When I spent all of my time ignoring that decent guy (I'll never know why he stuck it out the way he did, but I'm grateful,) and allowing the bad influences of the Abusers to affect my daughters, I was supposed to be ashamed then too.  Because I had at least some happiness in my life, or at least I thought I did.  And they didn't like that at all.  I'll never forget the day before my wedding to decent guy (who actually proposed to me, who then spent the next six years telling me that my family was awful to me,) and I was at the Clan Compound trying to get things ready.  Abusive Mother said, at one point when I was trying to dig through my check register and find the last couple of necessary dollars to pull off the wedding, "Gee, Vanci, I wish we had something to give you!  It just always seems like when it comes to you there's nothing left!"
NSis had been married the year before, an event that I took a full week off of work to help pull off and that my Nparents sent me to her house with a $2,000 check to give her for wedding expenses.  Why send me with that check when they were en route the following day?  Shame, methinks.
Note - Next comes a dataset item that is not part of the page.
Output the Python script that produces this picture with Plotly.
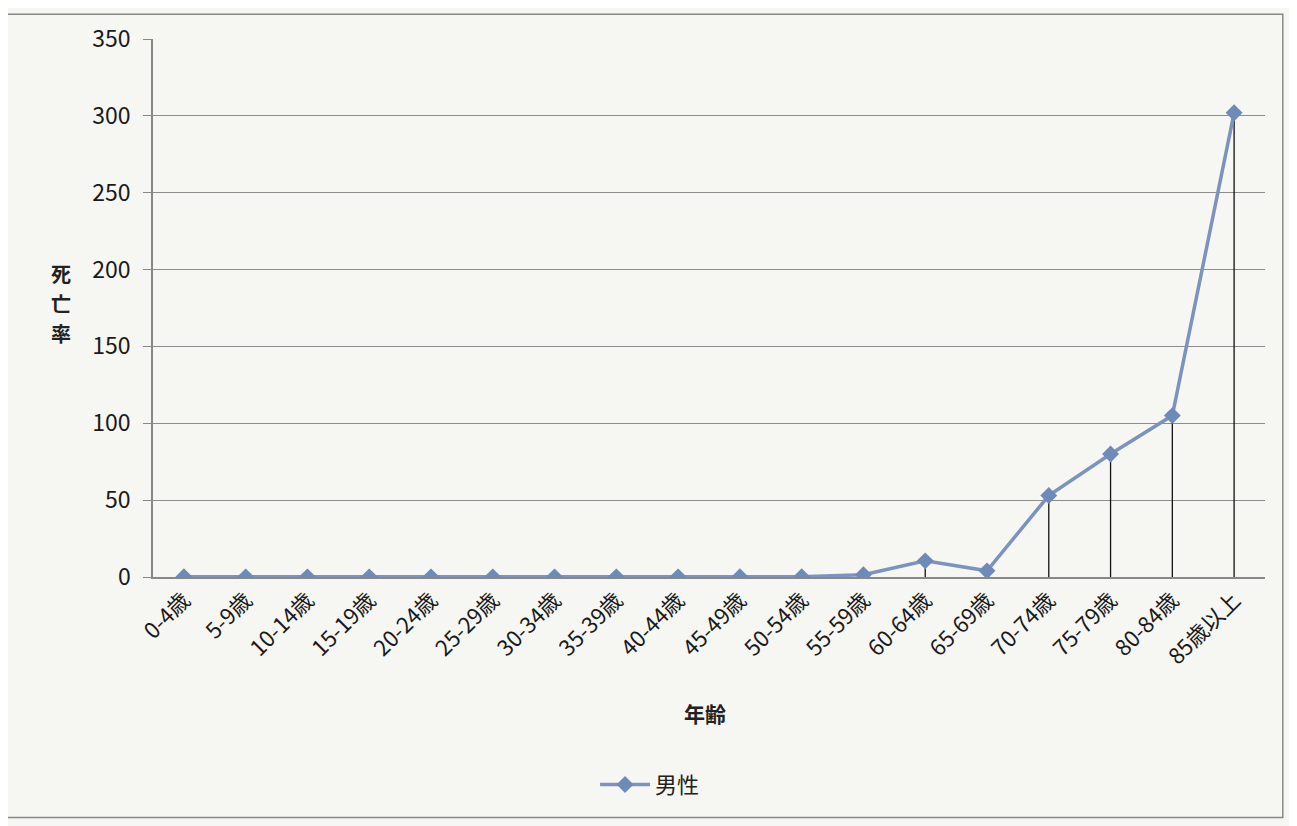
import plotly.graph_objects as go

categories = ["0-4歳", "5-9歳", "10-14歳", "15-19歳", "20-24歳", "25-29歳",
              "30-34歳", "35-39歳", "40-44歳", "45-49歳", "50-54歳", "55-59歳",
              "60-64歳", "65-69歳", "70-74歳", "75-79歳", "80-84歳", "85歳以上"]
male_rate = [0.2, 0.1, 0.1, 0.1, 0.1, 0.1, 0.1, 0.1, 0.1, 0.2, 0.2, 1.5,
             10.5, 4.0, 53.0, 80.0, 105.0, 302.0]
y_ticks = [0, 50, 100, 150, 200, 250, 300, 350]
y_title_chars = ["死", "亡", "率"]

FONT = "Noto Sans CJK JP, Open Sans, sans-serif"
LINE_COLOR = "#7b93bd"
MARK_COLOR = "#6d8ab8"

fig = go.Figure()
fig.add_trace(go.Scatter(
    x=categories, y=male_rate, mode="lines+markers", name="男性",
    line=dict(color=LINE_COLOR, width=3.5),
    marker=dict(symbol="diamond", size=13, color=MARK_COLOR),
    error_y=dict(type="data", symmetric=False, array=[0] * len(male_rate),
                 arrayminus=male_rate, color="#111111", thickness=1.3, width=0),
))

annotations = [dict(text="<b>年齢</b>", xref="paper", yref="paper",
                    x=0.496, y=-0.285, showarrow=False,
                    font=dict(size=21, color="#222"))]
for i, ch in enumerate(y_title_chars):
    annotations.append(dict(text=f"<b>{ch}</b>", xref="paper", yref="paper",
                            x=-0.0935, y=0.5645 - i * 0.056, showarrow=False,
                            font=dict(size=20, color="#222")))

fig.update_layout(
    width=1297, height=826,
    margin=dict(l=145, r=40, t=25, b=257),
    paper_bgcolor="#f6f6f3", plot_bgcolor="#f6f6f3",
    font=dict(family=FONT, size=20, color="#222222"),
    showlegend=True,
    legend=dict(orientation="h", x=0.447, xanchor="center", y=-0.386, yanchor="middle",
                font=dict(size=22, color="#222"), bgcolor="rgba(0,0,0,0)",
                itemwidth=50),
    xaxis=dict(
        type="category", tickangle=-45, tickfont=dict(size=22, color="#1a1a1a"),
        showgrid=False, showline=True, linecolor="#888888", linewidth=1.5,
        ticks="", range=[-0.5, len(categories) - 0.5],
    ),
    yaxis=dict(
        range=[0, 350], tickvals=y_ticks, tickfont=dict(size=23, color="#1a1a1a"),
        showgrid=True, gridcolor="#8c8c8c", gridwidth=1.3,
        showline=True, linecolor="#888888", linewidth=1.5,
        ticks="outside", ticklen=8, tickcolor="#888888",
        ticklabelstandoff=8, zeroline=False,
    ),
    shapes=[dict(type="rect", xref="paper", yref="paper",
                 x0=-0.137, x1=1.016, y0=-0.447, y1=1.046,
                 line=dict(color="#888888", width=1.5))],
    annotations=annotations,
)

fig.write_html("out.html")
And when I finally took a stand, Abusive Father said to me, "I just want you to know that I will NEVER forget the way that you have hurt us all, but I'm going to work on forgiving you."
At least at that point I was able to reply, "I'm not looking for your forgiveness.  Forgiveness is only necessary when a person has done something wrong, which I haven't."

Shame is a weapon.  Shame kills.

So, how to counteract it?
I know of only one way.
Tell the truth, always.
Tell it loudly and stick by it.
Drag the dirty secrets out into the light, kicking and screaming, and blast them with the brightest sun you can stand.
Ever notice how you don't have a shadow at noon?

And now, they've popped back up again.  They think they'll be able to use their Weapons of Shame to sway the DD's to their 'side.'  I'm ready, you abusive fucks.  Bring it on.